▶ [Exercise]:
Only the number is wanted: how many lines of the data contain "chart"?
==== Material
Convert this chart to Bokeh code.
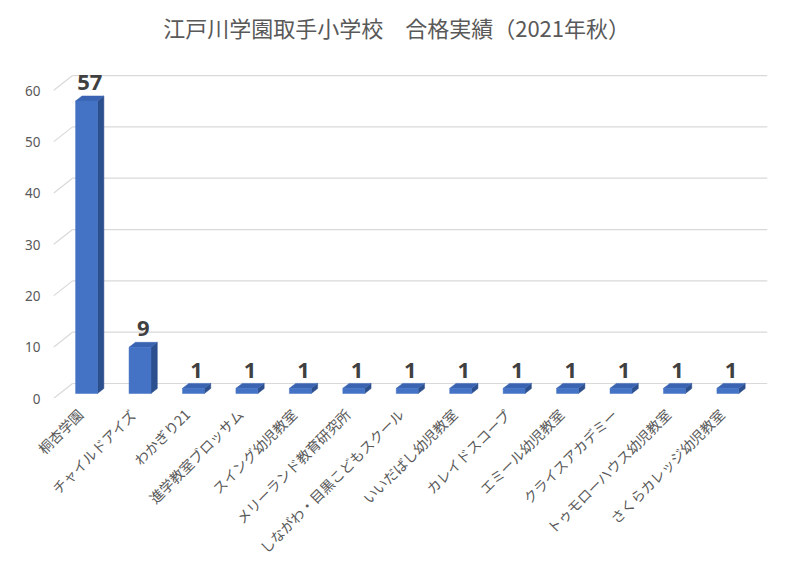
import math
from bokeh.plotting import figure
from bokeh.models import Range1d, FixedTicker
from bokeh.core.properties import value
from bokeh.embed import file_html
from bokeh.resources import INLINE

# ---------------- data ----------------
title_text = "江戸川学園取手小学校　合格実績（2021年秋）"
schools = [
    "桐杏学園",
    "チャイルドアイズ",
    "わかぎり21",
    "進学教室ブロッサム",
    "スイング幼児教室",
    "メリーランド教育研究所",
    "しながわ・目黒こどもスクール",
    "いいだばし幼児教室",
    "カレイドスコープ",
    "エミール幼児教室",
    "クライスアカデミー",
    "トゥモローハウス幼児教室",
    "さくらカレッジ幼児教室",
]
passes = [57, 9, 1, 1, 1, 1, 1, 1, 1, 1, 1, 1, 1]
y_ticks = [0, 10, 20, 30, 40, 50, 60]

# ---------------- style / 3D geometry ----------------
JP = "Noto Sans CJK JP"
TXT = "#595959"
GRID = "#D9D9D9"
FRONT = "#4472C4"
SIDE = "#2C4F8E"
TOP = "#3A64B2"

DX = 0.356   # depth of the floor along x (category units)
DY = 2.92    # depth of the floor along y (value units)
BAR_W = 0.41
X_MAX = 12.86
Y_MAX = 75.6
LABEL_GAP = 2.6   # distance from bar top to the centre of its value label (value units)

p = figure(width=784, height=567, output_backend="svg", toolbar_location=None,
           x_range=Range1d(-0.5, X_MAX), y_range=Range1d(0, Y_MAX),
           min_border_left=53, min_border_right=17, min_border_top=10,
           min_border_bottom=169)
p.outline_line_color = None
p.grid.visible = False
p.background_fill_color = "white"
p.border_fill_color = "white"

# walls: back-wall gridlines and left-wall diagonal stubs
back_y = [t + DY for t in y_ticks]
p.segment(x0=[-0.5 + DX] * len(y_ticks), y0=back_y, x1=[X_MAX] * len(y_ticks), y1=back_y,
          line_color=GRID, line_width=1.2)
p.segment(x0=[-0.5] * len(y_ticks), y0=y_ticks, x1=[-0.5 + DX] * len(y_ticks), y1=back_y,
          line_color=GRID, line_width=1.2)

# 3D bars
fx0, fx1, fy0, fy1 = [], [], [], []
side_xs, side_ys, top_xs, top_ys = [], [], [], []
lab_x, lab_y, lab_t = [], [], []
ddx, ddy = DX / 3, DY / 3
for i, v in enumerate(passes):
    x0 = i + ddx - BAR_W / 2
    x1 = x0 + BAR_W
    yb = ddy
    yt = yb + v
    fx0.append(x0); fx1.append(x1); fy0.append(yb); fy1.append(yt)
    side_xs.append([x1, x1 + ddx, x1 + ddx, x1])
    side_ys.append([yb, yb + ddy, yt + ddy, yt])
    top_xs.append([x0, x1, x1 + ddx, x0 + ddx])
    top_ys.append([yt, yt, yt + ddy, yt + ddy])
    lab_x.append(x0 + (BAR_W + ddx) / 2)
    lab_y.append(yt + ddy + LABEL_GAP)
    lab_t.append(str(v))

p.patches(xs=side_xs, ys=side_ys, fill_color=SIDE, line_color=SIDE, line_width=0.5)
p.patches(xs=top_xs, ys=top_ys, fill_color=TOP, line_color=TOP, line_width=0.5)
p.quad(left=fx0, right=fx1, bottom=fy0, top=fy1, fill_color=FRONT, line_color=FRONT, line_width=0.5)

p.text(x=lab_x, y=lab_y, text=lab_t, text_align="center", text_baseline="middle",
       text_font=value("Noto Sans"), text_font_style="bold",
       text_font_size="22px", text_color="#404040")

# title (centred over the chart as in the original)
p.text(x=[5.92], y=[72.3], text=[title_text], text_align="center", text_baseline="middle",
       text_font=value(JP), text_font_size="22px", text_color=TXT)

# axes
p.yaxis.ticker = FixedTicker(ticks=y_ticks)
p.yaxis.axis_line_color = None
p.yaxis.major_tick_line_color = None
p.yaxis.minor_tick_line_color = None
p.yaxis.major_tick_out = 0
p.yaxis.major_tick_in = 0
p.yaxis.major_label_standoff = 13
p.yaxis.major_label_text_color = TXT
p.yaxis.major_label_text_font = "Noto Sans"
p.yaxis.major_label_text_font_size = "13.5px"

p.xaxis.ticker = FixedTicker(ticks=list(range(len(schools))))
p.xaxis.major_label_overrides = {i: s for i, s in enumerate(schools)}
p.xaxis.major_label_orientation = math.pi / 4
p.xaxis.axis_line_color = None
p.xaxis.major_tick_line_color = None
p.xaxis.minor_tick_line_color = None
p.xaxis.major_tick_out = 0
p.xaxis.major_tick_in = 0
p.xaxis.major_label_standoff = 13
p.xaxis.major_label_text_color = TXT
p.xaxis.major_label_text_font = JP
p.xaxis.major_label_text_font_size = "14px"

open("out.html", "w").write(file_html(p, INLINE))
========
▶ [Problem solution]:
2